# GIVEN REQUEST
Omit every picture and return the rest of the data unaltered.

# DATA EXCERPT
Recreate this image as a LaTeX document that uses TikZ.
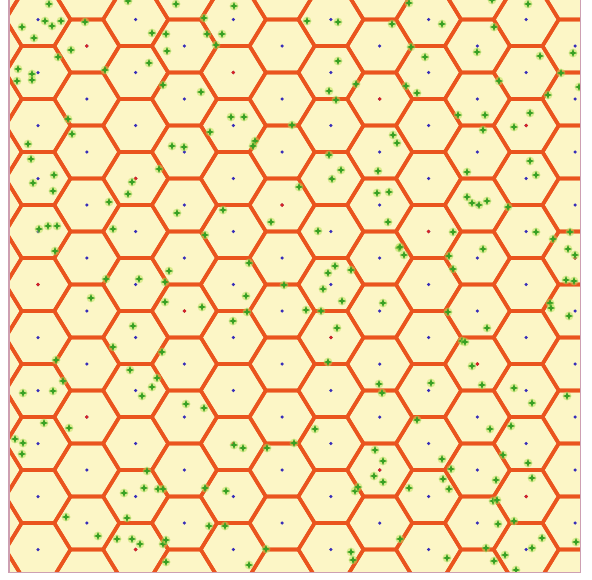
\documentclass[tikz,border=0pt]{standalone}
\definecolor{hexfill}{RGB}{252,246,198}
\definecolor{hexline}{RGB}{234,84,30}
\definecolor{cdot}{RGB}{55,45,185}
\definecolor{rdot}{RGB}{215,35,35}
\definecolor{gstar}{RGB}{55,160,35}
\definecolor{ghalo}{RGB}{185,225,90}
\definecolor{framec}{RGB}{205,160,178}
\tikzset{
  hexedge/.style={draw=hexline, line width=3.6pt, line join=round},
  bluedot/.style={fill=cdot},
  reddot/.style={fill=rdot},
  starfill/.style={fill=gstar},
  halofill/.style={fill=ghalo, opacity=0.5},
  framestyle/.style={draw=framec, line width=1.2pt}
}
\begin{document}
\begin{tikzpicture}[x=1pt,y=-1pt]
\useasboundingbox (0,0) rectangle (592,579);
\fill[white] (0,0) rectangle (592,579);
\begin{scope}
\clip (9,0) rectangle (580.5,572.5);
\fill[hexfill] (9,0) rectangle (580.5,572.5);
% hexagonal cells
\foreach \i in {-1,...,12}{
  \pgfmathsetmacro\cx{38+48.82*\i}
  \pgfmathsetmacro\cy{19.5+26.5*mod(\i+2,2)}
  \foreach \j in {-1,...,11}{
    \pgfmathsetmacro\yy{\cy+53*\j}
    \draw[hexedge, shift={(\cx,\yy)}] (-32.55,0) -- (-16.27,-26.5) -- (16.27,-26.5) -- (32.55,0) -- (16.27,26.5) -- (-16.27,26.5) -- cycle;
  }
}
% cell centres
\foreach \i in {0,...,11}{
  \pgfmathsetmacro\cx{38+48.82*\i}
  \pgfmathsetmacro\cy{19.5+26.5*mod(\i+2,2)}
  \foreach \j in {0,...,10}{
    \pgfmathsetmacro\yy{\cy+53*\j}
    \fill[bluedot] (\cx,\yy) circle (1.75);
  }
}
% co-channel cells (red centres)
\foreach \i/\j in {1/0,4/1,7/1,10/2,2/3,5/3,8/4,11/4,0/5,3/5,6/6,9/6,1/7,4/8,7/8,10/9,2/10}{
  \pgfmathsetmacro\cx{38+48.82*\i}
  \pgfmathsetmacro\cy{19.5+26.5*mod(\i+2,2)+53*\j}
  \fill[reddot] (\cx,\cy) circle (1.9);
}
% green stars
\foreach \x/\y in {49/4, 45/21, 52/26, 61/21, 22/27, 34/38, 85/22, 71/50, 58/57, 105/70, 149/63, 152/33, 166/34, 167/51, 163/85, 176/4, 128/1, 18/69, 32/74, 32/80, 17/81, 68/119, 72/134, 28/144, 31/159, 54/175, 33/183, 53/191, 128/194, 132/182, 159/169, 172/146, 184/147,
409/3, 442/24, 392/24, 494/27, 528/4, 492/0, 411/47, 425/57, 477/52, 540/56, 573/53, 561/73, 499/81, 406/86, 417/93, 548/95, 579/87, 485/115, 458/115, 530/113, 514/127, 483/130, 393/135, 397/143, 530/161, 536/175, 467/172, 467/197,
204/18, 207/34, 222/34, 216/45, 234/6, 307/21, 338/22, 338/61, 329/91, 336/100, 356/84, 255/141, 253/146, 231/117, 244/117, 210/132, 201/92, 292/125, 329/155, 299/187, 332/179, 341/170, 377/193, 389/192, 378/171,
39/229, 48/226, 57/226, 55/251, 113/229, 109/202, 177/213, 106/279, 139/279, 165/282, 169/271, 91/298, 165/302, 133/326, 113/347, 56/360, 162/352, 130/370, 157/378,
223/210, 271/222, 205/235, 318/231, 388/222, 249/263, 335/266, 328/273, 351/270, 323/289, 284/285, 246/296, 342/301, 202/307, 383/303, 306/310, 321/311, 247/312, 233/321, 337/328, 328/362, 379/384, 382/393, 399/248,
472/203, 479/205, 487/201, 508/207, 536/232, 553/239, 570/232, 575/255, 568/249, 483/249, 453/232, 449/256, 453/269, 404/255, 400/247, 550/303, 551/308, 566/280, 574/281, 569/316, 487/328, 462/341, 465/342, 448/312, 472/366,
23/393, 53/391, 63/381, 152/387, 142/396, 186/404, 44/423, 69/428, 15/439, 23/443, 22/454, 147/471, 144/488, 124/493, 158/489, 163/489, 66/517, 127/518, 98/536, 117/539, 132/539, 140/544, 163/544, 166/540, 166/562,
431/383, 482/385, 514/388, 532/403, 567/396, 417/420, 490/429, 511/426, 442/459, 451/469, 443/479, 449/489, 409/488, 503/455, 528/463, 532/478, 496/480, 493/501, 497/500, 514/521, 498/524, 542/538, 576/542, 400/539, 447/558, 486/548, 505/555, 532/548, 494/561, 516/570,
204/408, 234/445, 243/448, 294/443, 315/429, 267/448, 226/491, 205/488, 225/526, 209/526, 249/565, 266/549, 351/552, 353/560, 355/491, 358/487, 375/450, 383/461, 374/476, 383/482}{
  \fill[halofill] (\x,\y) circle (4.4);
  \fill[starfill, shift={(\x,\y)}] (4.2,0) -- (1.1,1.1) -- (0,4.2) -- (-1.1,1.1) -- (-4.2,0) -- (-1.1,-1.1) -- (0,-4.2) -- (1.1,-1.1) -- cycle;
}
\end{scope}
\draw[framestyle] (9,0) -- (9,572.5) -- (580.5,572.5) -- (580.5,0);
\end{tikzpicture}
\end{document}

# EXERCISE ANSWER
Recreate this image as a LaTeX document that uses TikZ.
\documentclass[tikz,border=0pt]{standalone}
\definecolor{hexfill}{RGB}{252,246,198}
\definecolor{hexline}{RGB}{234,84,30}
\definecolor{cdot}{RGB}{55,45,185}
\definecolor{rdot}{RGB}{215,35,35}
\definecolor{gstar}{RGB}{55,160,35}
\definecolor{ghalo}{RGB}{185,225,90}
\definecolor{framec}{RGB}{205,160,178}
\tikzset{
  hexedge/.style={draw=hexline, line width=3.6pt, line join=round},
  bluedot/.style={fill=cdot},
  reddot/.style={fill=rdot},
  starfill/.style={fill=gstar},
  halofill/.style={fill=ghalo, opacity=0.5},
  framestyle/.style={draw=framec, line width=1.2pt}
}
\begin{document}
\begin{tikzpicture}[x=1pt,y=-1pt]
\useasboundingbox (0,0) rectangle (592,579);
\fill[white] (0,0) rectangle (592,579);
\begin{scope}
\clip (9,0) rectangle (580.5,572.5);
\fill[hexfill] (9,0) rectangle (580.5,572.5);
% hexagonal cells
\foreach \i in {-1,...,12}{
  \pgfmathsetmacro\cx{38+48.82*\i}
  \pgfmathsetmacro\cy{19.5+26.5*mod(\i+2,2)}
  \foreach \j in {-1,...,11}{
    \pgfmathsetmacro\yy{\cy+53*\j}
    \draw[hexedge, shift={(\cx,\yy)}] (-32.55,0) -- (-16.27,-26.5) -- (16.27,-26.5) -- (32.55,0) -- (16.27,26.5) -- (-16.27,26.5) -- cycle;
  }
}
% cell centres
\foreach \i in {0,...,11}{
  \pgfmathsetmacro\cx{38+48.82*\i}
  \pgfmathsetmacro\cy{19.5+26.5*mod(\i+2,2)}
  \foreach \j in {0,...,10}{
    \pgfmathsetmacro\yy{\cy+53*\j}
    \fill[bluedot] (\cx,\yy) circle (1.75);
  }
}
% co-channel cells (red centres)
\foreach \i/\j in {1/0,4/1,7/1,10/2,2/3,5/3,8/4,11/4,0/5,3/5,6/6,9/6,1/7,4/8,7/8,10/9,2/10}{
  \pgfmathsetmacro\cx{38+48.82*\i}
  \pgfmathsetmacro\cy{19.5+26.5*mod(\i+2,2)+53*\j}
  \fill[reddot] (\cx,\cy) circle (1.9);
}
% green stars
\foreach \x/\y in {49/4, 45/21, 52/26, 61/21, 22/27, 34/38, 85/22, 71/50, 58/57, 105/70, 149/63, 152/33, 166/34, 167/51, 163/85, 176/4, 128/1, 18/69, 32/74, 32/80, 17/81, 68/119, 72/134, 28/144, 31/159, 54/175, 33/183, 53/191, 128/194, 132/182, 159/169, 172/146, 184/147,
409/3, 442/24, 392/24, 494/27, 528/4, 492/0, 411/47, 425/57, 477/52, 540/56, 573/53, 561/73, 499/81, 406/86, 417/93, 548/95, 579/87, 485/115, 458/115, 530/113, 514/127, 483/130, 393/135, 397/143, 530/161, 536/175, 467/172, 467/197,
204/18, 207/34, 222/34, 216/45, 234/6, 307/21, 338/22, 338/61, 329/91, 336/100, 356/84, 255/141, 253/146, 231/117, 244/117, 210/132, 201/92, 292/125, 329/155, 299/187, 332/179, 341/170, 377/193, 389/192, 378/171,
39/229, 48/226, 57/226, 55/251, 113/229, 109/202, 177/213, 106/279, 139/279, 165/282, 169/271, 91/298, 165/302, 133/326, 113/347, 56/360, 162/352, 130/370, 157/378,
223/210, 271/222, 205/235, 318/231, 388/222, 249/263, 335/266, 328/273, 351/270, 323/289, 284/285, 246/296, 342/301, 202/307, 383/303, 306/310, 321/311, 247/312, 233/321, 337/328, 328/362, 379/384, 382/393, 399/248,
472/203, 479/205, 487/201, 508/207, 536/232, 553/239, 570/232, 575/255, 568/249, 483/249, 453/232, 449/256, 453/269, 404/255, 400/247, 550/303, 551/308, 566/280, 574/281, 569/316, 487/328, 462/341, 465/342, 448/312, 472/366,
23/393, 53/391, 63/381, 152/387, 142/396, 186/404, 44/423, 69/428, 15/439, 23/443, 22/454, 147/471, 144/488, 124/493, 158/489, 163/489, 66/517, 127/518, 98/536, 117/539, 132/539, 140/544, 163/544, 166/540, 166/562,
431/383, 482/385, 514/388, 532/403, 567/396, 417/420, 490/429, 511/426, 442/459, 451/469, 443/479, 449/489, 409/488, 503/455, 528/463, 532/478, 496/480, 493/501, 497/500, 514/521, 498/524, 542/538, 576/542, 400/539, 447/558, 486/548, 505/555, 532/548, 494/561, 516/570,
204/408, 234/445, 243/448, 294/443, 315/429, 267/448, 226/491, 205/488, 225/526, 209/526, 249/565, 266/549, 351/552, 353/560, 355/491, 358/487, 375/450, 383/461, 374/476, 383/482}{
  \fill[halofill] (\x,\y) circle (4.4);
  \fill[starfill, shift={(\x,\y)}] (4.2,0) -- (1.1,1.1) -- (0,4.2) -- (-1.1,1.1) -- (-4.2,0) -- (-1.1,-1.1) -- (0,-4.2) -- (1.1,-1.1) -- cycle;
}
\end{scope}
\draw[framestyle] (9,0) -- (9,572.5) -- (580.5,572.5) -- (580.5,0);
\end{tikzpicture}
\end{document}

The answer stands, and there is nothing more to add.